A report from Fort Myers’ Florida Weekly.
The Tropical Audubon Society’s online Bird Board said it all:
“Red-legged Thrush. Lantana Nature Preserve; many birders on it.”
That was enough to send birdwatchers flocking to Lantana Nature Preserve recently when the bird, seen only one previous time in North America, was spotted.
The red-legged thrush was seen April 25 by a man from Arizona who photographed it at 7 a.m. At first, he thought it was an exotic species, but confirmation from two other birders revealed what he had found, a news release said.
Word of the sighting was spread through online messaging and the birding website eBird, and birders and photographers lined up to see the bird until the preserve’s closing that evening.
Birders arrived the next day, but the bird had moved on and has not been seen since. “You have to try and come as quickly as you can when the alerts go out,” said Paul Waller, who was one of the first to respond to the alert.
The red-legged thrush, a non-migratory Caribbean species, is a blue-gray bird with a bright orange-red eye-ring and red legs. It is found mostly in the Greater Antilles and Bahamas, but also on Dominica, in the Lesser Antilles. The bird has a tendency to turn its tail somewhat upwards at least part of the time, and likes to walk or run, but will fly away if disturbed. It is found in different forested habitat with some differences in preference among the islands, but tolerates disturbed areas such as partial cutting or second growth.
Audubon Everglades, the Palm Beach County chapter of the National Audubon Society, said the Lantana Nature Preserve is a magnet for rare and migrating birds. Recent rarities to visit the preserve included a white-crowned pigeon, a Key West quail-dove and a Bahamian mockingbird (the Bird Board noted that the mockingbird was still at the preserve at the time).
The appearance of the red-legged thrush in Palm Beach County marks only the second time the species has been seen in the states.
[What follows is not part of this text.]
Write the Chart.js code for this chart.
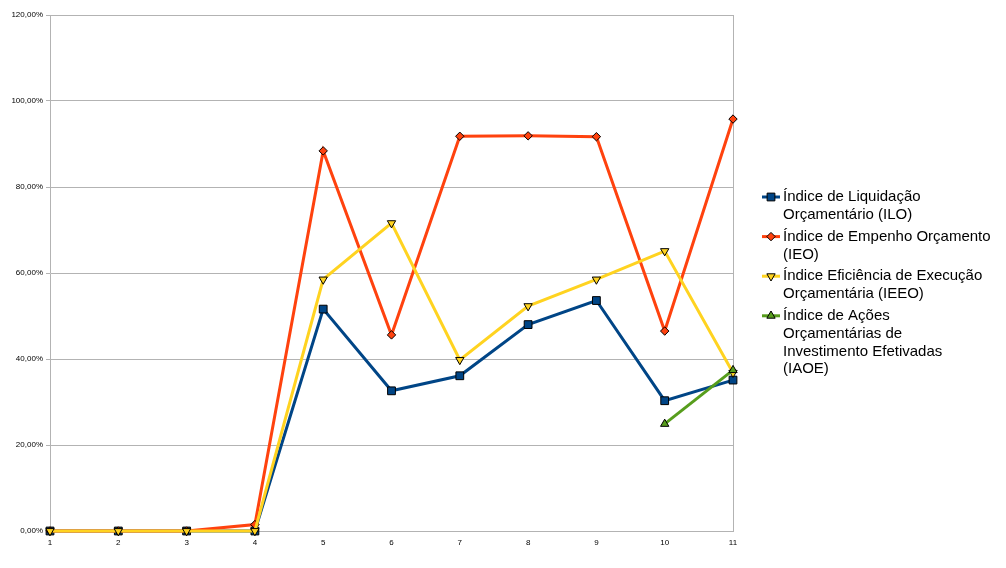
<!DOCTYPE html>
<html>
<head>
<meta charset="utf-8">
<script src="https://cdn.jsdelivr.net/npm/chart.js@4/dist/chart.umd.min.js"></script>
<style>
  html, body { margin: 0; padding: 0; background: #fff; }
  #wrap { width: 1006px; height: 568px; }
</style>
</head>
<body>
<div id="wrap"><canvas id="chart" width="1006" height="568"></canvas></div>
<script>
// data (percent)
const categories = ["1", "2", "3", "4", "5", "6", "7", "8", "9", "10", "11"];
const ilo  = [0, 0, 0, 0, 51.6, 32.6, 36.1, 48.0, 53.6, 30.3, 35.1];
const ieo  = [0, 0, 0, 1.5, 88.4, 45.6, 91.8, 91.9, 91.7, 46.5, 95.8];
const ieeo = [0, 0, 0, 0, 58.5, 71.6, 39.8, 52.3, 58.5, 65.1, 36.8];
const iaoe = [null, null, null, null, null, null, null, null, null, 24.9, 37.4];

const seriesNames = [
  "Índice de Liquidação Orçamentário (ILO)",
  "Índice de Empenho Orçamento (IEO)",
  "Índice Eficiência de Execução Orçamentária (IEEO)",
  "Índice de Ações Orçamentárias de Investimento Efetivadas (IAOE)"
];
const legendLines = [
  ["Índice de Liquidação", "Orçamentário (ILO)"],
  ["Índice de Empenho Orçamento", "(IEO)"],
  ["Índice Eficiência de Execução", "Orçamentária (IEEO)"],
  ["Índice de Ações", "Orçamentárias de", "Investimento Efetivadas", "(IAOE)"]
];

const colors = ["#004586", "#ff420e", "#ffd320", "#579d1c"];
const gridColor = "#b3b3b3";

function makeSet(i, values, style, radius, rotation) {
  return {
    label: seriesNames[i],
    data: values,
    borderColor: colors[i],
    backgroundColor: colors[i],
    pointBackgroundColor: colors[i],
    pointBorderColor: "#000",
    pointBorderWidth: 1,
    pointStyle: style,
    pointRadius: radius,
    pointRotation: rotation,
    borderWidth: 3,
    tension: 0,
    spanGaps: false,
    clip: false,
    order: 4 - i
  };
}

// legend drawn by hand so that the labels can wrap like the original
const sideLegend = {
  id: "sideLegend",
  afterDraw(chart) {
    const ctx = chart.ctx;
    const sets = chart.data.datasets;
    let y = 197;
    const lineH = 17.8;
    ctx.save();
    ctx.font = "15px 'Liberation Sans', Arial, sans-serif";
    ctx.textBaseline = "middle";
    ctx.textAlign = "left";
    sets.forEach((ds, i) => {
      ctx.strokeStyle = ds.borderColor;
      ctx.lineWidth = 3;
      ctx.beginPath();
      ctx.moveTo(762, y);
      ctx.lineTo(780, y);
      ctx.stroke();
      ctx.fillStyle = ds.pointBackgroundColor;
      ctx.strokeStyle = "#000";
      ctx.lineWidth = 1;
      Chart.helpers.drawPoint(ctx, {
        pointStyle: ds.pointStyle,
        rotation: ds.pointRotation,
        radius: ds.pointRadius,
        borderWidth: 1
      }, 771, y);
      ctx.fillStyle = "#000";
      legendLines[i].forEach((t, k) => {
        ctx.fillText(t, 783, y + k * lineH);
      });
      y += legendLines[i].length * lineH + 4;
    });
    ctx.restore();
  }
};

const tickFont = { family: "'Liberation Sans', Arial, sans-serif", size: 8 };

const ctx = document.getElementById("chart").getContext("2d");
new Chart(ctx, {
  type: "line",
  data: {
    labels: categories,
    datasets: [
      makeSet(0, ilo, "rect", 5.5, 0),
      makeSet(1, ieo, "rectRot", 4.2, 0),
      makeSet(2, ieeo, "triangle", 4.8, 180),
      makeSet(3, iaoe, "triangle", 4.8, 0)
    ]
  },
  options: {
    responsive: false,
    animation: false,
    layout: { padding: { top: 15, right: 273, left: 0, bottom: 0 } },
    plugins: {
      legend: { display: false },
      tooltip: { enabled: false }
    },
    scales: {
      x: {
        offset: false,
        afterFit(scale) { scale.height = 37; },
        border: { color: gridColor, width: 1 },
        grid: {
          drawTicks: false,
          color: c => (c.index === categories.length - 1 ? gridColor : "rgba(0,0,0,0)")
        },
        ticks: {
          color: "#000",
          padding: 7,
          font: tickFont,
          maxRotation: 0,
          autoSkip: false
        }
      },
      y: {
        min: 0,
        max: 120,
        afterFit(scale) { scale.width = 50; },
        border: { color: gridColor, width: 1 },
        grid: { color: gridColor, tickLength: 4, drawTicks: true },
        ticks: {
          stepSize: 20,
          color: "#000",
          padding: 3,
          font: tickFont,
          callback: v => v.toFixed(2).replace(".", ",") + "%"
        }
      }
    }
  },
  plugins: [sideLegend]
});
</script>
</body>
</html>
Storms and winds can sometimes produce the appearance of Caribbean birds like the red-legged thrush and other birds.
In February, a dark-billed cuckoo was discovered at West Delray Regional Park. The cuckoo’s range is limited to South America, and news of the second official North American sighting spread quickly via instant messaging. The cuckoo stayed for five days, permitting hundreds to see it.